Do this »
Leave out the pictures and set down exactly the lines from the start of the listing through the one with "jit_ap = [12, 8, 6, 3, 2, 1, 0, 0, 0]", both included.
--- begin Supplied material ---
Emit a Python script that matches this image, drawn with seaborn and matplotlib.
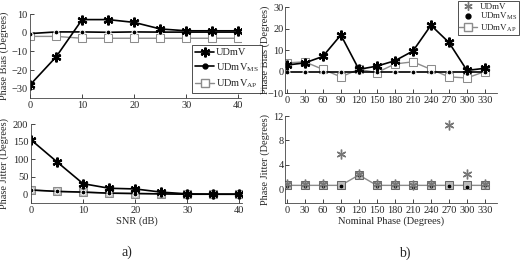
import matplotlib
matplotlib.use("Agg")
import matplotlib.pyplot as plt
import seaborn as sns
import numpy as np
from matplotlib.lines import Line2D

# ---- data ----
snr = [0, 5, 10, 15, 20, 25, 30, 35, 40]
bias_udmv = [-28, -13, 7, 7, 5.5, 2, 1, 1, 1]
bias_ms = [-0.5, 0.4, 0.4, 0.2, 0.4, 0.3, 0.3, 0.3, 0.3]
bias_ap = [-2, -2, -3, -3, -3, -3, -3, -3, -3]
jit_udmv = [155, 92, 30, 17, 15, 6, 1, 0, 0]
jit_ms = [12, 8, 6, 3, 2, 1, 0, 0, 0]
jit_ap = [12, 8, 6, 3, 2, 1, 0, 0, 0]

phase = [0, 30, 60, 90, 120, 150, 180, 210, 240, 270, 300, 330]
pb_udmv = [3, 4, 7, 17, 1, 2.5, 5, 9.5, 21.5, 13.5, 0.5, 1.5]
pb_ms = [0, 0, 0, 0, 0, 0, 0, 0, 0, 0, 0, 0]
pb_ap = [4, 4.5, 1, -2.5, 1, -0.5, 3.5, 4.5, 1, -2.5, -3, 0]
pj_udmv = [0.8, 0.8, 0.8, 5.7, 2.4, 0.8, 0.8, 0.6, 0.8, 10.6, 2.5, 0.9]
pj_ms = [0.5, 0.5, 0.5, 0.5, 2.3, 0.5, 0.5, 0.4, 0.5, 0.5, 0.4, 0.6]
pj_ap = [0.6, 0.6, 0.6, 0.6, 2.3, 0.6, 0.6, 0.6, 0.6, 0.6, 0.6, 0.6]

labels = ["UDmV", r"UDmV$_{\mathrm{MS}}$", r"UDmV$_{\mathrm{AP}}$"]

sns.set_style("ticks")
plt.rcParams["font.family"] = ["Liberation Serif", "DejaVu Serif"]
plt.rcParams["mathtext.fontset"] = "custom"
plt.rcParams["mathtext.rm"] = "Liberation Serif"
plt.rcParams["font.size"] = 7.5

fig = plt.figure(figsize=(5.3, 2.6), dpi=100)
H = 260.0
W = 530.0
def pos(l, t, r, b):
    return [l / W, 1 - b / H, (r - l) / W, (b - t) / H]

ax1 = fig.add_axes(pos(30, 14, 241, 98))
ax2 = fig.add_axes(pos(31, 124, 242, 203))
ax3 = fig.add_axes(pos(285, 7, 497, 93))
ax4 = fig.add_axes(pos(285, 116, 497, 203))

AST = (6, 2, 0)
GRAY = "#8c8c8c"

def style(ax):
    sns.despine(ax=ax)
    ax.tick_params(direction="in", length=3, width=0.6, labelsize=7.5, pad=2)
    for s in ["left", "bottom"]:
        ax.spines[s].set_linewidth(0.6)
        ax.spines[s].set_color("#444444")

# panel a top
sns.lineplot(x=snr, y=bias_ap, ax=ax1, color=GRAY, marker="s", markersize=6,
             markerfacecolor="white", markeredgecolor=GRAY, lw=1.0)
sns.lineplot(x=snr, y=bias_ms, ax=ax1, color="black", marker="o", markersize=3.5, lw=1.2)
sns.lineplot(x=snr, y=bias_udmv, ax=ax1, color="black", marker=AST, markersize=7,
             markeredgewidth=1.6, markeredgecolor="black", lw=1.2)
ax1.set_xlim(0, 40.5)
ax1.set_ylim(-35, 10)
ax1.set_yticks([-30, -20, -10, 0, 10])
ax1.set_xticks([0, 10, 20, 30, 40])
ax1.set_ylabel("Phase Bias (Degrees)")
ax1.yaxis.set_label_coords(-0.098, 0.5)
style(ax1)

# panel a bottom
sns.lineplot(x=snr, y=jit_ap, ax=ax2, color=GRAY, marker="s", markersize=6,
             markerfacecolor="#bbbbbb", markeredgecolor=GRAY, lw=1.0)
sns.lineplot(x=snr, y=jit_ms, ax=ax2, color="black", marker="o", markersize=3.5, lw=1.2)
sns.lineplot(x=snr, y=jit_udmv, ax=ax2, color="black", marker=AST, markersize=7,
             markeredgewidth=1.6, markeredgecolor="black", lw=1.2)
ax2.set_xlim(0, 40.5)
ax2.set_ylim(-25, 200)
ax2.set_yticks([0, 50, 100, 150, 200])
ax2.set_xticks([0, 10, 20, 30, 40])
ax2.set_ylabel("Phase Jitter (Degrees)")
ax2.yaxis.set_label_coords(-0.102, 0.5)
ax2.set_xlabel("SNR (dB)", labelpad=1)
style(ax2)

# panel b top
sns.lineplot(x=phase, y=pb_ap, ax=ax3, color=GRAY, marker="s", markersize=6,
             markerfacecolor="white", markeredgecolor=GRAY, lw=1.0)
sns.lineplot(x=phase, y=pb_ms, ax=ax3, color="black", marker="o", markersize=3.5, lw=1.2)
sns.lineplot(x=phase, y=pb_udmv, ax=ax3, color="black", marker=AST, markersize=7,
             markeredgewidth=1.6, markeredgecolor="black", lw=1.2)
ax3.set_xlim(-3, 350)
ax3.set_ylim(-10, 30)
ax3.set_yticks([-10, 0, 10, 20, 30])
ax3.set_xticks(phase)
ax3.set_ylabel("Phase Bias (Degrees)")
ax3.yaxis.set_label_coords(-0.072, 0.5)
style(ax3)
ax3.tick_params(axis="y", pad=1)

# panel b bottom
sns.lineplot(x=phase, y=pj_ap, ax=ax4, color=GRAY, marker="s", markersize=6,
             markerfacecolor="#bbbbbb", markeredgecolor="#666666", lw=1.0)
sns.scatterplot(x=phase, y=pj_ms, ax=ax4, color="black", marker="o", s=10, zorder=4)
ax4.plot(phase, pj_udmv, linestyle="none", marker=AST, markersize=7,
         markeredgewidth=1.0, markeredgecolor="#777777", zorder=5)
ax4.set_xlim(-3, 350)
ax4.set_ylim(-2.3, 12)
ax4.set_yticks([0, 4, 8, 12])
ax4.set_xticks(phase)
ax4.set_ylabel("Phase Jitter (Degrees)")
ax4.yaxis.set_label_coords(-0.072, 0.5)
ax4.set_xlabel("Nominal Phase (Degrees)", labelpad=1)
style(ax4)
ax4.tick_params(axis="y", pad=1)

# legends
h_a = [
    Line2D([], [], color="black", marker=AST, markersize=7, markeredgewidth=1.6, lw=1.2),
    Line2D([], [], color="black", marker="o", markersize=3.5, lw=1.2),
    Line2D([], [], color=GRAY, marker="s", markersize=6, markerfacecolor="white", lw=1.0),
]
fig.legend(h_a, labels, loc="upper right", bbox_to_anchor=(262 / W, 1 - 45 / H),
           frameon=True, fancybox=False, edgecolor="black", fontsize=7.5,
           handlelength=1.8, handletextpad=0.2, borderpad=0.3, labelspacing=0.35,
           borderaxespad=0).get_frame().set_linewidth(0.6)

h_b = [
    Line2D([], [], color="#777777", marker=AST, markersize=6, markeredgewidth=1.0, lw=0),
    Line2D([], [], color="black", marker="o", markersize=3.5, lw=0),
    Line2D([], [], color=GRAY, marker="s", markersize=6, markerfacecolor="white", lw=1.0),
]
fig.legend(h_b, labels, loc="upper left", bbox_to_anchor=(458 / W, 1 - 1 / H),
           frameon=True, fancybox=False, edgecolor="black", fontsize=6.5,
           handlelength=2.0, handletextpad=0.3, borderpad=0.15, labelspacing=0.0,
           borderaxespad=0).get_frame().set_linewidth(0.6)

fig.text(127 / W, 1 - 252 / H, "a)", ha="center", va="center", fontsize=10)
fig.text(405 / W, 1 - 253 / H, "b)", ha="center", va="center", fontsize=10)

fig.savefig("out.png", dpi=100)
--- end Supplied material ---
Result »
Emit a Python script that matches this image, drawn with seaborn and matplotlib.
import matplotlib
matplotlib.use("Agg")
import matplotlib.pyplot as plt
import seaborn as sns
import numpy as np
from matplotlib.lines import Line2D

# ---- data ----
snr = [0, 5, 10, 15, 20, 25, 30, 35, 40]
bias_udmv = [-28, -13, 7, 7, 5.5, 2, 1, 1, 1]
bias_ms = [-0.5, 0.4, 0.4, 0.2, 0.4, 0.3, 0.3, 0.3, 0.3]
bias_ap = [-2, -2, -3, -3, -3, -3, -3, -3, -3]
jit_udmv = [155, 92, 30, 17, 15, 6, 1, 0, 0]
jit_ms = [12, 8, 6, 3, 2, 1, 0, 0, 0]
jit_ap = [12, 8, 6, 3, 2, 1, 0, 0, 0]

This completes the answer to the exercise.